Aim of the task: In the entries below, which lines run from the one containing "Clone this chart in Apache ECharts." to the one containing "const groupSizes = [3, 1, 1, 2];"? Copy exactly those lines, ends included, and no others.

Data extract:
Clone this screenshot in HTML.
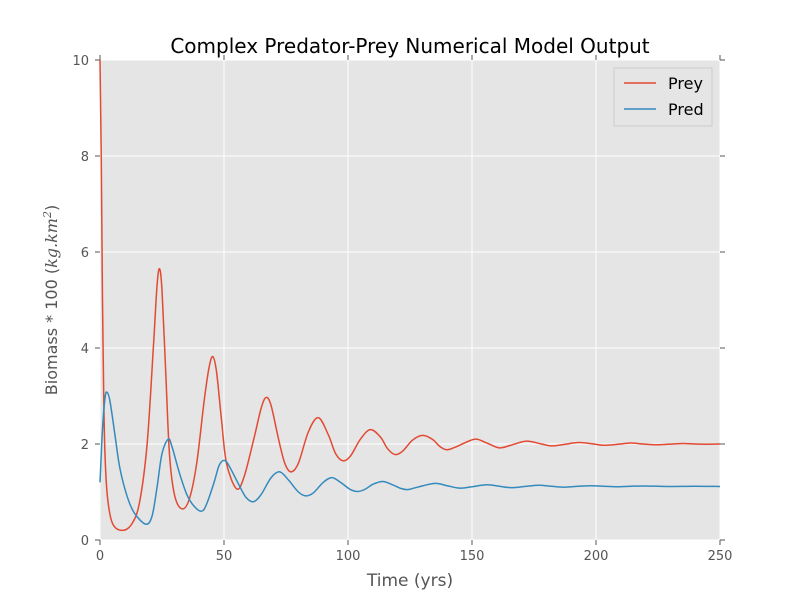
* * *
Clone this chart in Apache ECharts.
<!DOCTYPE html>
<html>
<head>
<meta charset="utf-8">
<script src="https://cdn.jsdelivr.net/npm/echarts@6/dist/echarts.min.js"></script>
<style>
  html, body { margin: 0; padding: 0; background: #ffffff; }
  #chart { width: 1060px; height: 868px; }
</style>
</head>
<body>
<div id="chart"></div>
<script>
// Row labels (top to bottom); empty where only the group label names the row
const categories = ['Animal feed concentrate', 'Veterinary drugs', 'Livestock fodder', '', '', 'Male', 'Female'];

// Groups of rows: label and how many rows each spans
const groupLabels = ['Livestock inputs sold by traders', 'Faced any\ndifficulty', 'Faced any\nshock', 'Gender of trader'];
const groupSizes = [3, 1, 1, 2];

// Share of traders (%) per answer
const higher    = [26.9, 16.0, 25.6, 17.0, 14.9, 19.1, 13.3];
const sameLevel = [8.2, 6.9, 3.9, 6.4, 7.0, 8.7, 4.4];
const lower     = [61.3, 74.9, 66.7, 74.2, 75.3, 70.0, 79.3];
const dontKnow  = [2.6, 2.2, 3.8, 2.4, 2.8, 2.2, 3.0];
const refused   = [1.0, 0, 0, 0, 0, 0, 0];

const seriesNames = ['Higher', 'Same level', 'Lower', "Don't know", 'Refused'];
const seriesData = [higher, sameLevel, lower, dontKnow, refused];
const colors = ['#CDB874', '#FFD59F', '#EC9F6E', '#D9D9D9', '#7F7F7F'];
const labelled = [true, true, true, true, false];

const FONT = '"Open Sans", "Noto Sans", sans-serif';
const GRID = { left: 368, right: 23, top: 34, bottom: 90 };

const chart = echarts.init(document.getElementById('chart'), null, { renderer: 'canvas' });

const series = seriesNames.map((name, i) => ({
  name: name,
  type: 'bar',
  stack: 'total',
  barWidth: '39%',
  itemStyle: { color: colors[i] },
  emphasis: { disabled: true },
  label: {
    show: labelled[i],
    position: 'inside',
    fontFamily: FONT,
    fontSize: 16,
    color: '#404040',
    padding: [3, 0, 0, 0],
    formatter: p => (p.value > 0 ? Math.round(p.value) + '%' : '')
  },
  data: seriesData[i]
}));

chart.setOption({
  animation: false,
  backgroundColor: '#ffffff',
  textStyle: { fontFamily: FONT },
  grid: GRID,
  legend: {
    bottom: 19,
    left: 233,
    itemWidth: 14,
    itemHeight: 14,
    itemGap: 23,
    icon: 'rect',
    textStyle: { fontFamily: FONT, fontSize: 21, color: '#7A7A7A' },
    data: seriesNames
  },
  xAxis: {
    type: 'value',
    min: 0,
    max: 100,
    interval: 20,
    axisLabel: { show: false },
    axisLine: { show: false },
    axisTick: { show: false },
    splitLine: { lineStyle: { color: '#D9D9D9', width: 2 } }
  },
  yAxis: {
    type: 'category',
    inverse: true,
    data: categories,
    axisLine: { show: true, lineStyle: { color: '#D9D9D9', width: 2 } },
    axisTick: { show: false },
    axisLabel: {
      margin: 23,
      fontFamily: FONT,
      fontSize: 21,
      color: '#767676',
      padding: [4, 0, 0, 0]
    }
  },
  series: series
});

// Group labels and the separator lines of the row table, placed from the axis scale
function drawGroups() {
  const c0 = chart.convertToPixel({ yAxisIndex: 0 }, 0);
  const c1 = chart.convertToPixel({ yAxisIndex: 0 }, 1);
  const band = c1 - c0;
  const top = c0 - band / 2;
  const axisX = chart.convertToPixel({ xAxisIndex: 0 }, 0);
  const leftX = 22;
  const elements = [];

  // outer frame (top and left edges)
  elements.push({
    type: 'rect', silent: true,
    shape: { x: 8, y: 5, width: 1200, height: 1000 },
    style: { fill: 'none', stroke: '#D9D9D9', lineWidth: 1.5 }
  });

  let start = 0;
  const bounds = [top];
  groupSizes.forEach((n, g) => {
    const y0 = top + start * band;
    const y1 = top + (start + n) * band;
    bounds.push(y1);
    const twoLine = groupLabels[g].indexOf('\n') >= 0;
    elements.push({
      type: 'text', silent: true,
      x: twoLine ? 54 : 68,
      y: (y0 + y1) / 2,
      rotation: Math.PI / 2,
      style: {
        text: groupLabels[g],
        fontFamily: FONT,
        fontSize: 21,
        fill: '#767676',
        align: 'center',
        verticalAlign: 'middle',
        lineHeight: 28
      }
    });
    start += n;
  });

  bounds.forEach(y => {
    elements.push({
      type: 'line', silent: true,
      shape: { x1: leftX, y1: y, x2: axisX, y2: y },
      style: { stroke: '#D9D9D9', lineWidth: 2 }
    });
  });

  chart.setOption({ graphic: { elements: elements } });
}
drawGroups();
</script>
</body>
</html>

Solved problem:
Clone this chart in Apache ECharts.
<!DOCTYPE html>
<html>
<head>
<meta charset="utf-8">
<script src="https://cdn.jsdelivr.net/npm/echarts@6/dist/echarts.min.js"></script>
<style>
  html, body { margin: 0; padding: 0; background: #ffffff; }
  #chart { width: 1060px; height: 868px; }
</style>
</head>
<body>
<div id="chart"></div>
<script>
// Row labels (top to bottom); empty where only the group label names the row
const categories = ['Animal feed concentrate', 'Veterinary drugs', 'Livestock fodder', '', '', 'Male', 'Female'];

// Groups of rows: label and how many rows each spans
const groupLabels = ['Livestock inputs sold by traders', 'Faced any\ndifficulty', 'Faced any\nshock', 'Gender of trader'];
const groupSizes = [3, 1, 1, 2];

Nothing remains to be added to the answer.